-------- Records provided
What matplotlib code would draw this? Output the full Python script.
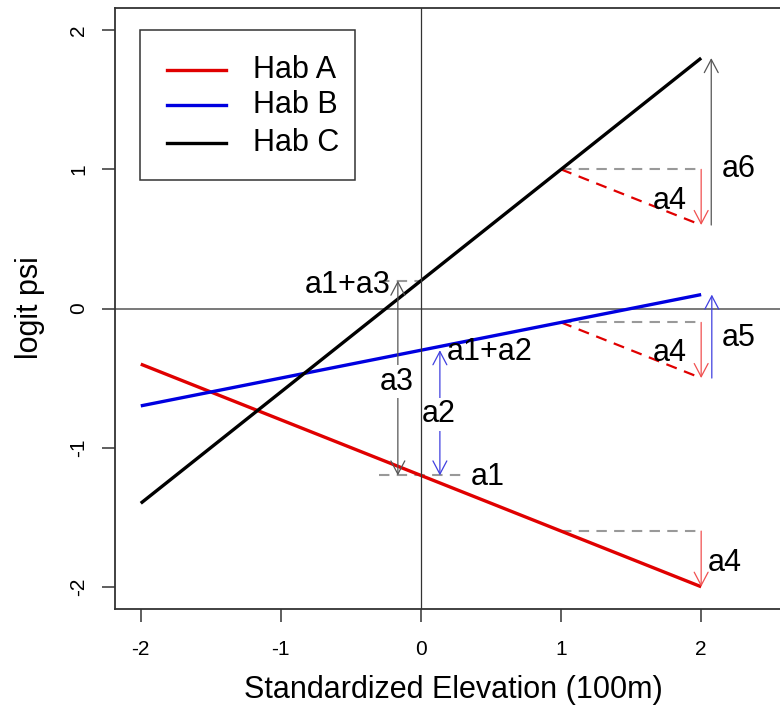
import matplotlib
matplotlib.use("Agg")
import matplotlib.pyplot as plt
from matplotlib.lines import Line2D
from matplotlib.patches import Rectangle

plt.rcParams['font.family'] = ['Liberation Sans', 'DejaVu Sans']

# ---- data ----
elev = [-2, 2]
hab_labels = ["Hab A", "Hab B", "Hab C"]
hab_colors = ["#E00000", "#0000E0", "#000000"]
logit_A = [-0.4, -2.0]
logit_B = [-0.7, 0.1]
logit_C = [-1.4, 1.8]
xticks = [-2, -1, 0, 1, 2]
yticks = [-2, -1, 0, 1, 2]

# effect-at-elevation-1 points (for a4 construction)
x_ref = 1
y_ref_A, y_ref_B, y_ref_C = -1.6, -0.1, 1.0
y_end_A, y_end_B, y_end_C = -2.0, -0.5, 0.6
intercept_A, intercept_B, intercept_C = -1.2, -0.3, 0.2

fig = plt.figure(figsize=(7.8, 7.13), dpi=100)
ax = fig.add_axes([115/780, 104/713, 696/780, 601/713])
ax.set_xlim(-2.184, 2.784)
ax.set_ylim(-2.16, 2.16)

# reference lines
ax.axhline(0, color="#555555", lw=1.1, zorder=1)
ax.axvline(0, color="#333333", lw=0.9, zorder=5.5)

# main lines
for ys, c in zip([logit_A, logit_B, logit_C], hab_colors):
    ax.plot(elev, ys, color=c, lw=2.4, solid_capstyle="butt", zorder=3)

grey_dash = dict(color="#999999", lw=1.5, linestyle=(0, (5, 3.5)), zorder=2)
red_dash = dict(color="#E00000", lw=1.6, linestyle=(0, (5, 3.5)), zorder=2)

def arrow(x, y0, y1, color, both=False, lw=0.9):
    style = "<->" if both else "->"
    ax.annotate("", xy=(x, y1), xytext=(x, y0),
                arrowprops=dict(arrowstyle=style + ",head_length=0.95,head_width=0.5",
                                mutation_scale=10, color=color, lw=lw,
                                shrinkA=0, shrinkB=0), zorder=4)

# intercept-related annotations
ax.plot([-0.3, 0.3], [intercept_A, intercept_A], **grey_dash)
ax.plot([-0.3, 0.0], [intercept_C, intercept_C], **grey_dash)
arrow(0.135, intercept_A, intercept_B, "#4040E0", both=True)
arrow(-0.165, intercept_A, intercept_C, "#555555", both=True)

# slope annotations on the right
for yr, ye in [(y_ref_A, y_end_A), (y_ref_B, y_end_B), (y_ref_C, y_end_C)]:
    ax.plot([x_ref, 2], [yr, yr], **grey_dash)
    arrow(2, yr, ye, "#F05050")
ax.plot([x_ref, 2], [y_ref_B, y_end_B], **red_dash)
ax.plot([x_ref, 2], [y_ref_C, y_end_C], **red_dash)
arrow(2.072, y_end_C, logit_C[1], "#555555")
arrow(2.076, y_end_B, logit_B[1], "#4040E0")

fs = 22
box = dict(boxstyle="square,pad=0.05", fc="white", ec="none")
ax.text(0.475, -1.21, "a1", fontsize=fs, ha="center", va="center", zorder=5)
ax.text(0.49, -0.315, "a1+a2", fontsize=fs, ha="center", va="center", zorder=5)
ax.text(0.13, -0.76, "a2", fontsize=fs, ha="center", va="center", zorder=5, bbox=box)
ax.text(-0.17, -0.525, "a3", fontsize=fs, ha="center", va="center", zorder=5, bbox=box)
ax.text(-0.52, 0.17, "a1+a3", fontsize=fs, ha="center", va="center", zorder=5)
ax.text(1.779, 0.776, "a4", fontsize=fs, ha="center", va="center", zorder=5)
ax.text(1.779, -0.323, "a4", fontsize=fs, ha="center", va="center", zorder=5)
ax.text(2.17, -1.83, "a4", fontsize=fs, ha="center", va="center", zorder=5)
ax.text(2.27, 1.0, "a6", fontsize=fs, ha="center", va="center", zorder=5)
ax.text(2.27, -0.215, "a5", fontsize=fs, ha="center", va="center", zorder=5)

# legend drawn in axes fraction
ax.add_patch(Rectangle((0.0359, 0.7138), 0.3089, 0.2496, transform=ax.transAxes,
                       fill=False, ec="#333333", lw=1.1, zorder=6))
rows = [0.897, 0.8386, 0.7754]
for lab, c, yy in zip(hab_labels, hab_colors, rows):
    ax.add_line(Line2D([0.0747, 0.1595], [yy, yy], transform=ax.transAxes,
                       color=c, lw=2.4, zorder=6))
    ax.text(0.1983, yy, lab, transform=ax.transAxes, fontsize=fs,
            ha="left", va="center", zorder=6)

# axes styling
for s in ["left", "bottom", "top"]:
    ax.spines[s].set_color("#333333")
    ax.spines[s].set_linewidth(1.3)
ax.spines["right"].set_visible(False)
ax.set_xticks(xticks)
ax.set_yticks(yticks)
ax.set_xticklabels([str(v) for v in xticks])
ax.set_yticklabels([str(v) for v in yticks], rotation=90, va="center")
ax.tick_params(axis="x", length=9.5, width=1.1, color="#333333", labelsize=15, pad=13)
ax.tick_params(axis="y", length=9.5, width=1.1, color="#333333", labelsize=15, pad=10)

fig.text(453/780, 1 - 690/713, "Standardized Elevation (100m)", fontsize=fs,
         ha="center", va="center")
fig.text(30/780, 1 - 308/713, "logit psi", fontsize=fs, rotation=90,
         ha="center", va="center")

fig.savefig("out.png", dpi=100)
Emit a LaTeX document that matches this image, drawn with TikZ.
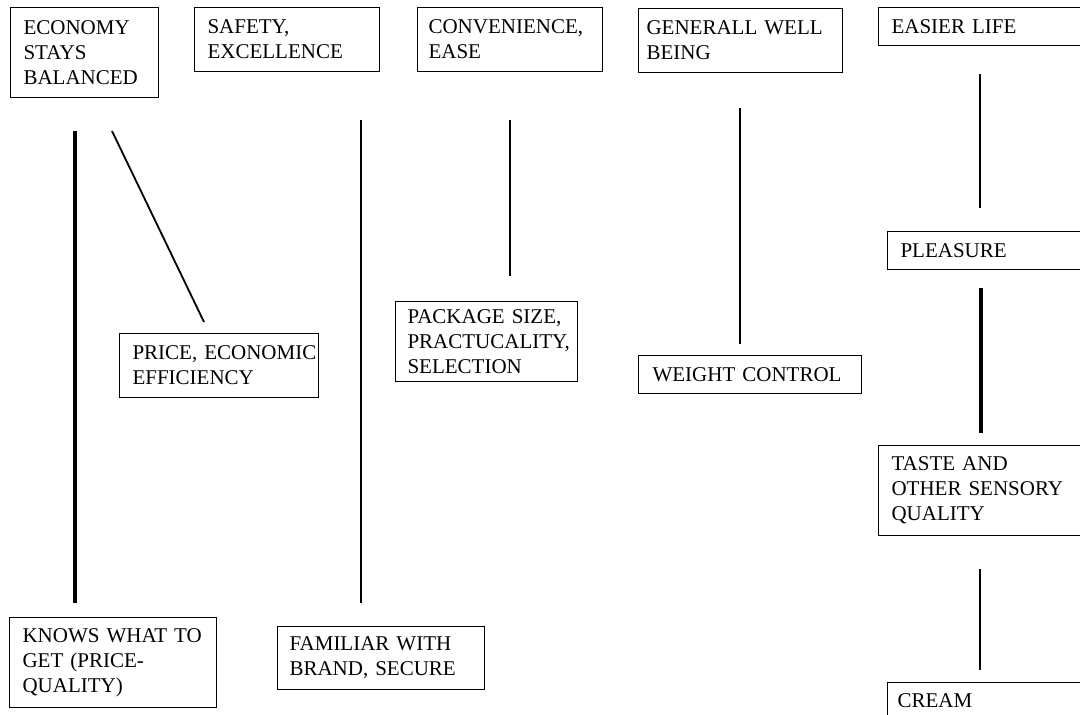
----------------
• Given problem: Begin at the top of the records above and retype each line exactly until the line containing "from matplotlib.patches import Rectangle", which is included. Skip all pictures.

• Final answer:
What matplotlib code would draw this? Output the full Python script.
import matplotlib
matplotlib.use("Agg")
import matplotlib.pyplot as plt
from matplotlib.lines import Line2D
from matplotlib.patches import Rectangle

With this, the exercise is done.